SFE is seeking approval for SPI 200™ contracts from the Commodities Futures Trading Commission (CFTC) – authorisation from the United States’s CFTC will allow SFE to directly offer SPI 200™ futures and options contracts to customers domiciled in the US. The granting of CFTC approval is expected to significantly enhance trading volume and liquidity in the new SPI 200™ contracts and ensure that the SPI 200™ will be available to customers globally. Approval is expected shortly.
Trading System
SYCOM®, SFE’s fully electronic trading system, is already operating around the clock and successfully providing liquidity and price transparency to market users. In response to user demand, further improvements are being made to the features of SYCOM® to enhance the trade execution services offered by SFE.
New trading participants – following SFE’s demutualisation, improved access arrangements are being introduced that allow new participants to more easily connect to SYCOM®. Together with SFE’s impressive international regulatory approvals, new participants are taking advantage to connect to SYCOM® from Asia, Europe and the US. More than 400 trading workstations and interfaces are currently located worldwide.
Improved SYCOM® functionality - improvements to the SYCOM® interface will further enhance the ability of domestic and international participants to connect their own or third party-provided trading software to SYCOM®. In the first quarter of 2001, the interface will be enhanced to allow users access to functionality such as the custom market, market depth, and a wider variety of order types that were previously only available on SFE-provided SYCOM® workstations.
Certification of Independent Software Vendors (ISVs) – the enhancements to the SYCOM® interface also enables SFE to further promote connectivity to the Internet and the global networks of a wide range of global ISVs. This provides both domestic and international participants with even greater choice as to their preferred method of access to SFE’s listed contracts. Trading activity via the SYCOM® interface already represents over 15% of SFE’s total transaction volumes. The addition of more major companies to the growing list of ISVs certified to connect to SYCOM® is expected by the end of the year.
Clearing
SFE’s wholly owned subsidiary, Sydney Futures Exchange Clearing House (SFECH), is adopting new technology and broadening its range of services to position itself as a leading central counterparty to the trading of cash and derivatives products within Australia and the region.
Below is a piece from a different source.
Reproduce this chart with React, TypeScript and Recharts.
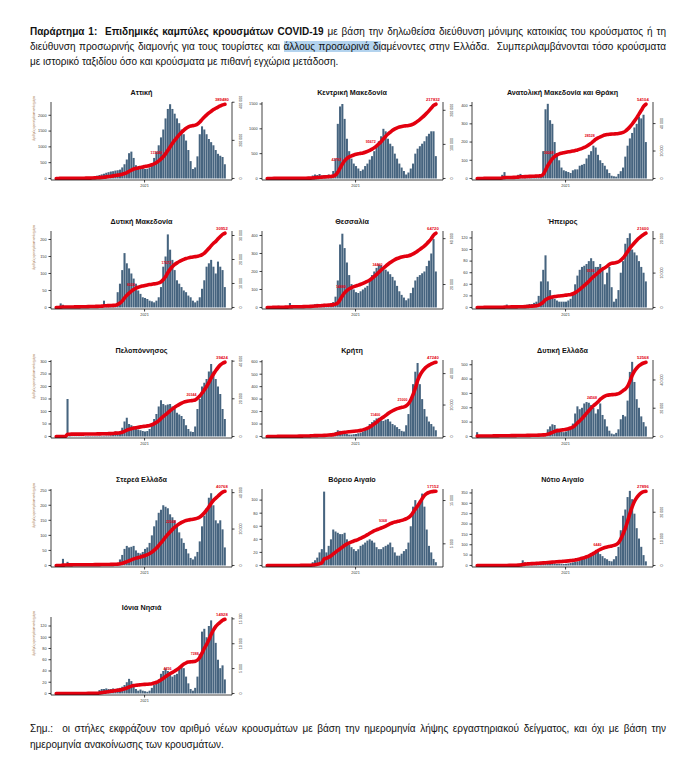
import React from "react";
import { Bar, ComposedChart, Line, XAxis, YAxis } from "recharts";

// Daily new cases, each value = average per day over an 8-day bin (late Feb 2020 - Oct 2021)
const REGIONS = [
  "Αττική",
  "Κεντρική Μακεδονία",
  "Ανατολική Μακεδονία και Θράκη",
  "Δυτική Μακεδονία",
  "Θεσσαλία",
  "Ήπειρος",
  "Πελοπόννησος",
  "Κρήτη",
  "Δυτική Ελλάδα",
  "Στερεά Ελλάδα",
  "Βόρειο Αιγαίο",
  "Νότιο Αιγαίο",
  "Ιόνια Νησιά",
];

const attiki = [
  5, 20, 40, 30, 15, 10, 8, 8, 10, 12,
  10, 10, 12, 15, 20, 30, 50, 70, 90, 110,
  130, 150, 180, 200, 220, 230, 250, 260, 280, 350,
  450, 600, 800, 850, 650, 420, 350, 320, 330, 300,
  310, 350, 450, 650, 850, 1050, 1300, 1550, 1900, 2200,
  2350, 2200, 2050, 1900, 1750, 1550, 1400, 1200, 900, 550,
  300, 350, 700, 1400, 1650, 1550, 1400, 1250, 1150, 1050,
  900, 780, 720, 680, 450,
];
const kentrikiMakedonia = [
  0, 5, 10, 8, 5, 3, 3, 2, 2, 3,
  3, 4, 5, 5, 6, 8, 10, 12, 15, 20,
  60, 80, 70, 90, 60, 70, 50, 80, 60, 150,
  400, 1100, 1450, 1500, 1200, 800, 550, 400, 300, 250,
  200, 150, 180, 250, 300, 380, 450, 550, 650, 750,
  850, 1000, 950, 800, 700, 650, 500, 400, 300, 220,
  150, 80, 120, 200, 300, 500, 600, 650, 700, 750,
  850, 900, 950, 950, 450,
];
const anatolikiMakedoniaThraki = [
  0, 0, 2, 3, 2, 1, 1, 1, 2, 3,
  5, 20, 35, 10, 5, 3, 5, 8, 20, 25,
  10, 8, 8, 10, 12, 10, 12, 10, 15, 150,
  380, 410, 320, 300, 200, 140, 100, 60, 45, 40,
  35, 30, 45, 50, 50, 70, 75, 80, 110, 130,
  150, 180, 170, 130, 100, 85, 70, 50, 30, 15,
  12, 10, 25, 40, 60, 120, 180, 220, 250, 280,
  300, 340, 330, 350, 200,
];
const dytikiMakedonia = [
  0, 2, 12, 8, 2, 1, 1, 1, 2, 2,
  2, 2, 3, 3, 3, 3, 3, 4, 4, 5,
  5, 20, 5, 4, 5, 6, 10, 45, 70, 110,
  160, 130, 115, 100, 85, 70, 50, 40, 30, 28,
  25, 20, 18, 15, 20, 30, 60, 120, 150, 215,
  170, 140, 110, 80, 70, 60, 50, 45, 35, 30,
  20, 15, 20, 30, 55, 80, 120, 130, 140, 120,
  100, 135, 120, 110, 60,
];
const thessalia = [
  0, 2, 3, 3, 5, 10, 5, 3, 3, 5,
  25, 5, 3, 4, 4, 5, 6, 8, 10, 12,
  15, 18, 20, 15, 18, 20, 15, 18, 20, 30,
  60, 150, 350, 410, 330, 250, 180, 130, 100, 85,
  80, 90, 100, 110, 120, 150, 180, 200, 220, 240,
  235, 220, 210, 200, 185, 170, 150, 120, 90, 70,
  55, 40, 50, 80, 110, 150, 170, 180, 190, 200,
  230, 260, 300, 380, 200,
];
const ipeiros = [
  0, 0, 1, 1, 1, 1, 1, 1, 1, 1,
  1, 1, 2, 5, 2, 1, 1, 1, 2, 2,
  2, 3, 5, 6, 6, 8, 10, 20, 45, 65,
  90, 45, 30, 20, 15, 12, 10, 10, 10, 10,
  12, 15, 25, 40, 55, 65, 70, 72, 75, 80,
  85, 80, 70, 70, 75, 65, 40, 60, 70, 35,
  10, 15, 30, 60, 80, 110, 120, 128, 100, 95,
  90, 80, 70, 60, 45,
];
const peloponnisos = [
  0, 0, 0, 0, 0, 150, 2, 1, 1, 1,
  1, 1, 1, 2, 2, 2, 2, 2, 2, 3,
  3, 3, 4, 4, 5, 8, 20, 10, 20, 35,
  60, 75, 50, 45, 40, 30, 28, 25, 22, 20,
  22, 30, 45, 70, 90, 120, 145, 130, 125, 128,
  130, 120, 110, 95, 88, 82, 70, 45, 30, 20,
  18, 40, 110, 150, 200, 215, 230, 260, 290, 260,
  230, 200, 170, 110, 70,
];
const kriti = [
  0, 0, 1, 1, 1, 2, 2, 2, 2, 2,
  2, 2, 3, 3, 3, 3, 3, 4, 4, 5,
  15, 5, 5, 6, 6, 8, 10, 12, 15, 20,
  35, 50, 45, 40, 25, 20, 15, 15, 18, 20,
  25, 30, 40, 55, 75, 100, 115, 130, 145, 150,
  130, 125, 135, 140, 120, 100, 90, 75, 60, 45,
  40, 90, 180, 300, 420, 520, 590, 420, 300, 220,
  160, 120, 100, 80, 50,
];
const dytikiEllada = [
  30, 5, 2, 2, 2, 2, 3, 3, 3, 3,
  3, 3, 3, 3, 3, 3, 3, 3, 3, 3,
  3, 3, 4, 4, 4, 5, 5, 6, 8, 12,
  20, 50, 70, 85, 80, 55, 40, 32, 30, 35,
  45, 65, 90, 160, 210, 190, 200, 230, 240, 235,
  220, 200, 160, 190, 230, 150, 120, 70, 40, 20,
  15, 25, 50, 120, 150, 140, 250, 450, 520, 380,
  260, 200, 140, 100, 70,
];
const stereaEllada = [
  0, 0, 2, 22, 5, 12, 2, 1, 1, 1,
  1, 1, 1, 1, 1, 1, 2, 2, 2, 2,
  2, 2, 2, 3, 5, 4, 8, 6, 20, 35,
  55, 65, 60, 62, 65, 50, 42, 40, 45, 55,
  60, 75, 100, 130, 150, 175, 185, 200, 195, 190,
  170, 160, 150, 130, 110, 90, 75, 55, 40, 25,
  20, 30, 45, 80, 130, 165, 190, 225, 240, 200,
  150, 140, 150, 120, 60,
];
const voreioAigaio = [
  0, 0, 0, 0, 0, 0, 0, 0, 0, 0,
  0, 0, 0, 0, 1, 1, 1, 1, 1, 2,
  5, 8, 12, 20, 25, 113, 20, 30, 40, 55,
  52, 50, 48, 48, 50, 40, 32, 28, 25, 22,
  25, 30, 32, 35, 38, 40, 38, 35, 28, 25,
  25, 28, 30, 32, 35, 28, 20, 15, 15, 18,
  22, 25, 35, 60, 90, 100, 90, 100, 110, 90,
  55, 30, 20, 10, 5,
];
const notioAigaio = [
  0, 0, 0, 0, 0, 0, 0, 0, 0, 0,
  0, 0, 1, 1, 1, 2, 2, 3, 5, 10,
  25, 15, 8, 8, 7, 6, 6, 7, 8, 8,
  8, 8, 8, 9, 10, 8, 8, 8, 7, 8,
  10, 12, 15, 18, 20, 25, 30, 35, 40, 45,
  55, 60, 65, 70, 55, 45, 35, 30, 22, 20,
  30, 45, 90, 170, 240, 270, 330, 360, 320, 250,
  180, 130, 90, 50, 20,
];
const ioniaNisia = [
  0, 0, 0, 0, 0, 0, 0, 0, 0, 0,
  0, 0, 0, 1, 1, 1, 1, 1, 2, 6,
  8, 8, 9, 8, 8, 9, 8, 9, 10, 12,
  15, 20, 26, 22, 15, 8, 5, 7, 5, 4,
  3, 5, 10, 15, 20, 25, 35, 40, 45, 40,
  35, 30, 33, 35, 45, 50, 45, 30, 18, 8,
  5, 10, 30, 70, 110, 115, 100, 120, 130, 110,
  90, 60, 45, 50, 25,
];

const SERIES = [
  attiki, kentrikiMakedonia, anatolikiMakedoniaThraki, dytikiMakedonia,
  thessalia, ipeiros, peloponnisos, kriti, dytikiEllada, stereaEllada,
  voreioAigaio, notioAigaio, ioniaNisia,
];

// left axis tick labels and the top of each left axis
const LEFT_TICKS = [
  [0, 500, 1000, 1500, 2000],
  [0, 500, 1000, 1500],
  [0, 100, 200, 300, 400],
  [0, 50, 100, 150, 200],
  [0, 100, 200, 300, 400],
  [0, 20, 40, 60, 80, 100, 120],
  [0, 50, 100, 150, 200, 250, 300],
  [0, 100, 200, 300, 400, 500, 600],
  [0, 100, 200, 300, 400, 500],
  [0, 50, 100, 150, 200, 250],
  [0, 20, 40, 60, 80, 100],
  [0, 50, 100, 150, 200, 250, 300, 350],
  [0, 20, 40, 60, 80, 100, 120],
];
const LEFT_MAX = [2420, 1540, 420, 225, 425, 132, 306, 614, 533, 254, 117, 369, 136];

// bins where an intermediate cumulative total is printed
const MID_LABELS = [
  [47], [33, 48], [34, 52], [35, 51], [35, 51], [52], [62],
  [50, 62], [53], [53], [53], [55], [51, 63],
];

const BIN_DAYS = 8;
const YEAR_TICK = 38.75;

const BAR = "#46647f";
const RED = "#e3000f";
const FONT = "'Liberation Sans', Arial, sans-serif";

const COL_X = [51, 261.5, 472];
const ROW_Y = [93, 222, 351, 480, 608];
const PLOT_W = 181;
const PLOT_H = 78;

function niceStep(max: number) {
  const raw = max / 4;
  const p = Math.pow(10, Math.floor(Math.log10(raw)));
  for (const m of [1, 2, 2.5, 5, 10]) {
    if (m * p >= raw) return m * p;
  }
  return 10 * p;
}

const fmt = (v: number) =>
  String(Math.round(v)).replace(/\B(?=(\d{3})+(?!\d))/g, " ");

function RightTick(props: any) {
  const { x, y, payload } = props;
  const tx = x + 6;
  return (
    <text
      x={tx}
      y={y}
      transform={`rotate(-90 ${tx} ${y})`}
      textAnchor="middle"
      fontSize={3.6}
      fill="#333"
      fontFamily={FONT}
    >
      {fmt(payload.value)}
    </text>
  );
}

function Panel({ idx }: { idx: number }) {
  const col = idx % 3;
  const row = Math.floor(idx / 3);
  const axisX = COL_X[col];
  const titleY = ROW_Y[row];
  const daily = SERIES[idx];

  let run = 0;
  const data = daily.map((v, i) => {
    run += v * BIN_DAYS;
    return { t: i, daily: v, cum: run };
  });
  const total = run;
  const step = niceStep(total);
  const rightTicks: number[] = [];
  for (let v = 0; v <= total * 1.03; v += step) rightTicks.push(v);
  const rMax = total * 1.03;
  const lMax = LEFT_MAX[idx];
  const last = daily.length - 1;
  const mids = MID_LABELS[idx];

  const label = (p: any) => {
    const { x, y, index, value } = p;
    if (index === last) {
      return (
        <text key={index} x={x - 3} y={y - 3.5} fontSize={4.2} fontWeight="bold"
          fill={RED} textAnchor="middle" fontFamily={FONT}>
          {Math.round(value)}
        </text>
      );
    }
    if (mids.includes(index)) {
      return (
        <text key={index} x={x - 1} y={y - 2.5} fontSize={3.6} fontWeight="bold"
          fill={RED} textAnchor="end" fontFamily={FONT}>
          {Math.round(value)}
        </text>
      );
    }
    return <g key={index} />;
  };

  const left = axisX - 8 - 32;
  const top = titleY - 8 - 10;

  return (
    <>
      <div
        style={{
          position: "absolute",
          left: axisX - 8,
          top: titleY - 8 - 5,
          width: PLOT_W,
          textAlign: "center",
          fontFamily: FONT,
          fontWeight: "bold",
          fontSize: 7.2,
          lineHeight: "9px",
          color: "#111",
          whiteSpace: "nowrap",
        }}
      >
        {REGIONS[idx]}
      </div>
      <div style={{ position: "absolute", left, top }}>
        <ComposedChart
          width={32 + PLOT_W + 14 + 4}
          height={19 + PLOT_H + 12 + 3}
          data={data}
          margin={{ top: 19, right: 4, bottom: 3, left: 8 }}
        >
          <XAxis
            dataKey="t"
            type="number"
            domain={[-2.3, 77.1]}
            allowDataOverflow
            ticks={[YEAR_TICK]}
            tickFormatter={() => "2021"}
            tick={{ fontSize: 3.8, fill: "#333", fontFamily: FONT }}
            tickSize={2.5}
            height={12}
            stroke="#111"
            strokeWidth={0.8}
          />
          <YAxis
            yAxisId="l"
            width={24}
            domain={[-lMax * 0.02, lMax]}
            allowDataOverflow
            ticks={LEFT_TICKS[idx]}
            tick={{ fontSize: 3.8, fill: "#333", fontFamily: FONT }}
            tickSize={2.5}
            stroke="#111"
            strokeWidth={0.8}
            label={
              col === 0
                ? {
                    value: "Αριθμός κρουσμάτων ανά ημέρα",
                    angle: -90,
                    position: "insideLeft",
                    offset: 7,
                    fontSize: 3.4,
                    fill: "#9c6b3c",
                  }
                : undefined
            }
          />
          <YAxis
            yAxisId="r"
            orientation="right"
            width={14}
            domain={[-rMax * 0.02, rMax]}
            allowDataOverflow
            ticks={rightTicks}
            tick={<RightTick />}
            tickSize={2.5}
            stroke="#111"
            strokeWidth={0.8}
          />
          <Bar
            yAxisId="l"
            dataKey="daily"
            fill={BAR}
            barSize={2.3}
            isAnimationActive={false}
          />
          <Line
            yAxisId="r"
            dataKey="cum"
            type="monotone"
            stroke={RED}
            strokeWidth={3.6}
            strokeLinecap="round"
            dot={false}
            label={label}
            isAnimationActive={false}
          />
        </ComposedChart>
      </div>
    </>
  );
}

const headerStyle: React.CSSProperties = {
  position: "absolute",
  left: 22,
  width: 636,
  fontFamily: "'Liberation Sans Narrow', 'Liberation Sans', Arial, sans-serif",
  fontSize: 10,
  lineHeight: "14px",
  color: "#111",
  whiteSpace: "nowrap",
};

export default function App() {
  return (
    <div style={{ position: "relative", width: 687, height: 754, background: "#fff" }}>
      <div style={{ ...headerStyle, top: 17, textAlign: "justify", textAlignLast: "justify" }}>
        <b>Παράρτημα 1:&nbsp; Επιδημικές καμπύλες κρουσμάτων COVID-19</b> με βάση την δηλωθείσα
        διεύθυνση μόνιμης κατοικίας του κρούσματος ή τη
      </div>
      <div style={{ ...headerStyle, top: 32, textAlign: "justify", textAlignLast: "justify" }}>
        διεύθυνση προσωρινής διαμονής για τους τουρίστες και{" "}
        <span style={{ background: "#b3d3ee" }}>άλλους προσωρινά δι</span>αμένοντες στην
        Ελλάδα.&nbsp; Συμπεριλαμβάνονται τόσο κρούσματα
      </div>
      <div style={{ ...headerStyle, top: 47 }}>
        με ιστορικό ταξιδίου όσο και κρούσματα με πιθανή εγχώρια μετάδοση.
      </div>

      {REGIONS.map((_, i) => (
        <Panel key={i} idx={i} />
      ))}

      <div style={{ ...headerStyle, top: 714, textAlign: "justify", textAlignLast: "justify" }}>
        Σημ.:&nbsp; οι στήλες εκφράζουν τον αριθμό νέων κρουσμάτων με βάση την ημερομηνία λήψης
        εργαστηριακού δείγματος, και όχι με βάση την
      </div>
      <div style={{ ...headerStyle, top: 730 }}>
        ημερομηνία ανακοίνωσης των κρουσμάτων.
      </div>
    </div>
  );
}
This ambition has been strengthened by the recent merger agreement between SFE and Austraclear designed to create an entity with the central clearing capacity for all derivatives, over-the-counter (OTC) debt and commodities products.
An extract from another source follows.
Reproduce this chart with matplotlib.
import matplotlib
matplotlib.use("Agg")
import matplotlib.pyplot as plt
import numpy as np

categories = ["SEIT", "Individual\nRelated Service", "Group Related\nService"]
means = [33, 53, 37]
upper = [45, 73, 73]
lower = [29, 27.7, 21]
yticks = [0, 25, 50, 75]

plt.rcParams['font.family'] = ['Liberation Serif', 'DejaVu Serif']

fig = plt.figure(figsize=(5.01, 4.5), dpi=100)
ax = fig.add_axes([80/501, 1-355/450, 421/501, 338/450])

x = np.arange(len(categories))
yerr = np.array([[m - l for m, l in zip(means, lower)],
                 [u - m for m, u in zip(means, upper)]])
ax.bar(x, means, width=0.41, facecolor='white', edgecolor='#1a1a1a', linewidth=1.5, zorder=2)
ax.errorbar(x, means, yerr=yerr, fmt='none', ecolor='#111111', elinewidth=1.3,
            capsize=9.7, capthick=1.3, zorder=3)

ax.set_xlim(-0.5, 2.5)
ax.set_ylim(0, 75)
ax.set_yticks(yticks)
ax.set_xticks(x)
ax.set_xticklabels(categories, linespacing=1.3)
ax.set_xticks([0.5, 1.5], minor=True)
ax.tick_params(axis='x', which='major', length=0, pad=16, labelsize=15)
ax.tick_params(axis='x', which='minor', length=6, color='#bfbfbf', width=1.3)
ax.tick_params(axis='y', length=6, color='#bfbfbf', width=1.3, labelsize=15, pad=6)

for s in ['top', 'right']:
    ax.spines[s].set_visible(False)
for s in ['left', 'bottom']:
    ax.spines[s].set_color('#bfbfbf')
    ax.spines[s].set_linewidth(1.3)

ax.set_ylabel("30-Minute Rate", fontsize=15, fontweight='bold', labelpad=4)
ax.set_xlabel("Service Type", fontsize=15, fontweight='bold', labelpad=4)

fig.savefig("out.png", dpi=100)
Clearing of Bond Securities and Repurchase Agreements (Repos) – a further extension of SFECH’s capabilities beyond derivatives, will be its offering of central counterparty clearing of OTC bonds and repos from the first quarter of 2001. SFECH’s move into bond and repo clearing has the support of 11 domestic and foreign banks that make-up 80% of the $A5 trillion Australian bond market. Coupled with the Austraclear merger, bond and repo clearing services will give participants the ability to clear both their cash and futures bond transactions through the one clearing house. This centralisation of operational and central counterparty clearing functions will generate savings and efficiencies for participants via a reduction in operating costs, liquidity requirements, capital allocations and counterparty risk.
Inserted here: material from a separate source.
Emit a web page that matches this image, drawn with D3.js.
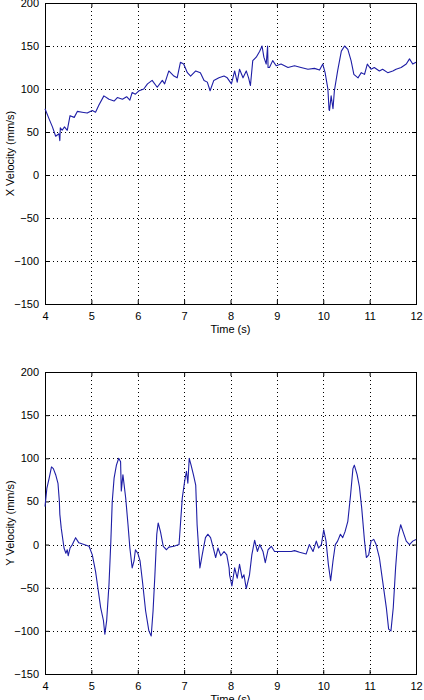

Adoption of OM SECUR Clearing Technology – underpinning SFECH’s new clearing initiatives will be the adoption of OM SECUR as its core processing system, considered a benchmark technology platform for clearing houses around the world. Scheduled for introduction in the third quarter of 2001, OM SECUR has open and adaptable architecture, offering participants flexible access, multi-currency and multi-exchange capabilities, web-based reporting systems, proven reliability and the ability to efficiently deliver product enhancements. The adoption of such technology will allow SFE to improve its clearing services to participants.
Remote Clearing from Hong Kong – SFECH has obtained approval from the Hong Kong Securities and Futures Commission allowing it to offer its participants remote clearing facilities from Hong Kong. SFECH is the first international clearing house to be granted such approval, with Goldman Sachs Australia Pty Limited becoming the first participant to begin remote clearing earlier this month. Remote clearing reduces the operating costs of customers with trading and clearing operations centralised in Asia (and potentially North America and Europe) by allowing remote access to SFECH clearing services.
Summary
In summarising, Mr Elstone said: "Within the past 12 months SFE has successfully completed two of the biggest challenges facing derivatives exchanges around the globe – the migration to full electronic trading and demutualisation. With those behind us, we can now concentrate on enhancing our technology platforms, improving the accessibility of our markets and responding vigorously to a range of competitive forces.
"These initiatives are in response to the demands of market users for a broader range of hedging products and for services that offer greater flexibility and functionality. We expect their implementation to build market liquidity and make SFE a more attractive place to do business, both domestically and internationally.
"SFE’s trading volume is continuing to grow. For the first three quarters of 2000, 23.9 million futures and options contracts were traded, an increase of 3.6% on the January to September period last year. The growth was led by the rise in SFE’s most heavily traded contract, 3-Year Bond futures, which were up 12% on 1999 figures to 9.3 million contracts.
"The performance of SFE’s wholly owned subsidiary, the New Zealand Futures and Options Exchange (NZFOE), is also improving. September 2000 was NZFOE’s second busiest month of the year and the third consecutive month of trading growth. More than 678,000 futures and options contracts have been traded on NZFOE so far in 2000.
"Subject to trading volume in the December quarter, the SFE Group’s profit outlook (prior to sizeable abnormal expenses relating principally to demutualisation and the proposed Austraclear merger) is in line with that disclosed in SFE’s demutualisation information memorandum earlier this year.
"SFE has a strong balance sheet commensurate with its prudential obligations as a risk management service provider and a diverse shareholder representation which includes Australia’s major trading and investment banks and local proprietary traders. The Group is well positioned to play a key role in the evolution of the Australian and Asian financial marketplaces."